Monday, January 19, 2009

Weekly Hurriyet column: Ask not what your country can do for you...

Below is the unedited version of my column for this week. You can read the final version at Hurriyet's authors archive. In the second paragraph, I was essentially trying to say that even the CBT's optimistic scenario may not be enough to justify such aggressive easing by an inflation targeter. But Atilla Yesilada, at his column at Bilge Yatirimci, offers an alternative explanation in his usual slightly wonkish tone: Maybe, the CBT is not an inflation targeter anymore...BTW, I highly recommend Atilla's columns at either Bilge Yatirimci or Global Source/Istanbul Analytics- one of the few columns I try to read regularly.

It seems I was too hasty when I declared that the Central Bank had engineered the perfect surprise rate cut last month. Last week’s cut was not only more than twice expectations, but has also brought Turkish real rates in line with peers such as investment grade Brazil.

The Bank has stated explicitly that it expects oil prices will stay low and exchange rate pass-through will be limited. However, these factors may not be enough to justify so strong an easing- unless the Bank believes the recession will be so deep that even the sticky service inflation will fall rapidly- the implicit scenario that is giving me the shivers for some time.

Countering the crisis

“Fortunately”, the government has finally announced that it will disclose its “package” at the end of the month. In the meantime, it has asked for suggestions, and the Izmir Chamber of Commerce put together a diverse group from the academia, the business world and NGOs for a brainstorming session on Saturday to form its recommendations. The session and an accompanying panel discussion on Friday organized by the Izmir Economics University have urged me, at the expense of oversimplifying, to condense the crisis propositions into two broad categories.

First, it is clear that the financing channel has been seriously disrupted, and various credit guarantee fund formulations aim to ease firms’ access to finance, differing on where the funds will come from, who they will be intended for and who will bear the risk. My own view is for a setup that will provide the least budget burden, is geared towards SMEs (as they are more credit constrained, and targeting SMEs is likely to have a bigger employment impact), ensures the money will flow to the real sector rather than to Treasury bills and mitigates moral hazard by sharing the risk between the banks and the government.

The next set of policies revolves around using Keynesian tools to counter the crisis. Here, the suggestions as are colorful as they come, ranging from tax breaks and tax delays to outright cash handouts, such as Finance Minister Unakitan’s recent cash for employment announcement. I am ambivalent on the use of fiscal policy, not only because its impact is highly uncertain, but also for fear of a binge that would bring the nightmare before 2001 back. Policies that will enhance long-run growth and productivity such as infrastructure investment and human capital seem like the safest bet, even though that’s not the way to go if the government is trying to get not the best, but the quickest bang for the buck.
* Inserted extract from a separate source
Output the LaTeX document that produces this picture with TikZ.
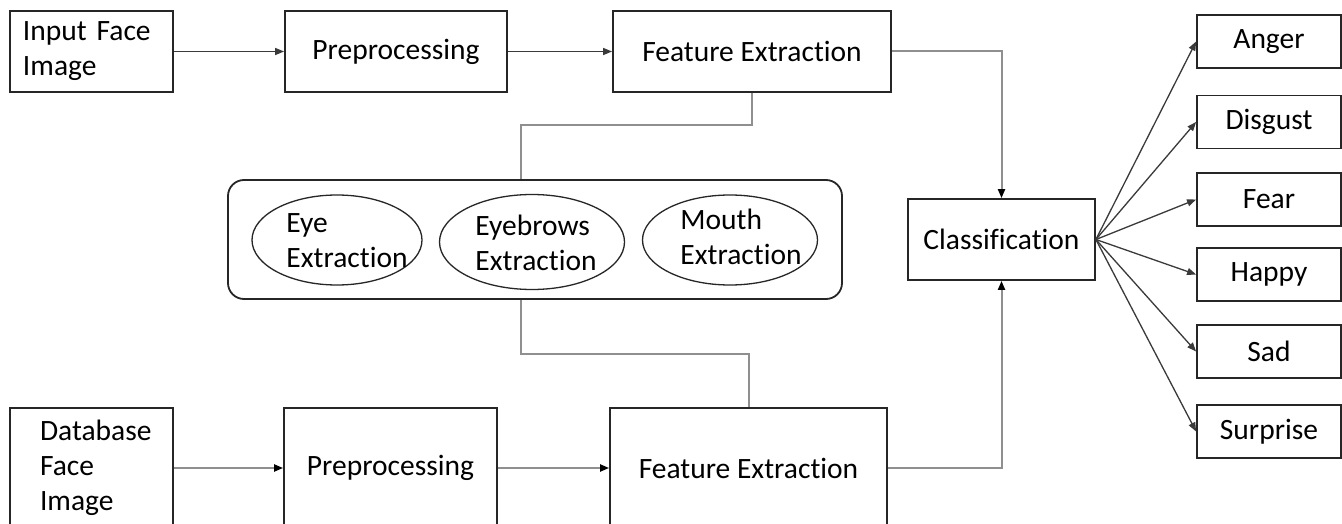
\documentclass[tikz,border=0pt]{standalone}
\usepackage{fontspec}
\setmainfont{Carlito}[Ligatures=NoCommon]
\usetikzlibrary{arrows.meta,shapes.geometric}
\definecolor{boxc}{HTML}{262626}
\definecolor{lnc}{HTML}{8F8F8F}
\definecolor{arc}{HTML}{3A3A3A}
\begin{document}
\begin{tikzpicture}[x=1pt,y=-1pt,
  font=\fontsize{29.5}{35}\selectfont,
  box/.style={draw=boxc, line width=1.8pt, rectangle, inner sep=0pt, align=center},
  emo/.style={box, minimum width=144pt, minimum height=53pt},
  ell/.style={draw=boxc, line width=1.3pt, ellipse, inner sep=0pt},
  etext/.style={align=left, inner sep=0pt},
  arr/.style={draw=arc, line width=1.3pt, -{Triangle[length=9pt,width=7pt]}},
  conn/.style={draw=lnc, line width=2pt},
  connarr/.style={draw=lnc, line width=2pt, -{Triangle[length=9pt,width=7pt,fill=black,color=black]}},
]
\useasboundingbox (0,0) rectangle (1342,524);
\clip (0,0) rectangle (1342,524);
\fill[white] (0,0) rectangle (1342,524);

% top row
\node[box, minimum width=163pt, minimum height=81pt, text width=137pt, align=left] (in1) at (91.5,51.5) {Input Face\\Image};
\node[box, minimum width=222pt, minimum height=81pt] (pre1) at (396,51.5) {Preprocessing};
\node[box, minimum width=278pt, minimum height=81pt] (fe1) at (752,51.5) {Feature Extraction};

% bottom row
\node[box, minimum width=163pt, minimum height=120pt, text width=103pt, align=left] (db) at (91.5,468) {Database\\Face\\Image};
\node[box, minimum width=213pt, minimum height=120pt] (pre2) at (390.5,468) {Preprocessing};
\node[box, minimum width=277pt, minimum height=120pt] (fe2) at (748.5,468) {Feature Extraction};

% group
\node[draw=boxc, line width=1.8pt, rounded corners=16pt, minimum width=614pt, minimum height=119pt, inner sep=0pt] (grp) at (535,239.5) {};
\node[ell, minimum width=170pt, minimum height=90pt] (eye) at (337,240) {};
\node[ell, minimum width=185pt, minimum height=95pt] (brow) at (532,242) {};
\node[ell, minimum width=175pt, minimum height=90pt] (mouth) at (730,240) {};
\node[etext] (eyet) at (347,241) {Eye\\Extraction};
\node[etext] (browt) at (536,243) {Eyebrows\\Extraction};
\node[etext] (moutht) at (741,237) {Mouth\\Extraction};

% classification
\node[box, minimum width=187pt, minimum height=81pt] (cls) at (1001.5,239.5) {Classification};

% emotions
\node[emo] (anger) at (1269,41.5) {Anger};
\node[emo] (disgust) at (1269,122) {Disgust};
\node[emo] (fear) at (1269,199.5) {Fear};
\node[emo] (happy) at (1269,274.5) {Happy};
\node[emo] (sad) at (1269,351.5) {Sad};
\node[emo] (surprise) at (1269,431.5) {Surprise};

% connectors
\draw[arr] (in1.east) -- (pre1.west);
\draw[arr] (pre1.east) -- (fe1.west);
\draw[connarr] (db.east) -- (pre2.west);
\draw[connarr] (pre2.east) -- (fe2.west);
\draw[connarr] (fe1.east) -| (cls.north);
\draw[connarr] (fe2.east) -| (cls.south);
\draw[conn] (fe1.south) -- ++(0,32) -| ([xshift=-14pt]grp.north);
\draw[conn] ([xshift=-14pt]grp.south) -- ++(0,54) -| (fe2.north);

\foreach \e in {anger,disgust,fear,happy,sad,surprise}
  \draw[arr] (cls.east) -- (\e.west);
\end{tikzpicture}
\end{document}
If you build it, will they come?

Commendable as they are, the proposals outlined above adopt the producer’s perspective. A question as key as “how will they produce” is “how will they buy”, especially since global demand is so weak. It was after all the crisis in confidence and sharp consumer pullback that pushed Turkey into a premature slowdown. But unless the consumer feels her job secure, she will not consume, so unless the crisis in the consumer is solved, all the other measures are likely to hit a wall at some point. The optimist could hope that the crisis package will bring back consumer confidence, but I prefer to err on the side of caution.

The government has eroded confidence by claiming the crisis would pass tangent (it turned out to be the diameter) and doing nothing. Luckily, while it seems to have totally misinterpreted JFK’s famous quote, the academia, NGOs and the business world have done more than their share, with the Izmir efforts being the latest example. Now, we will see whether the government will be able to follow.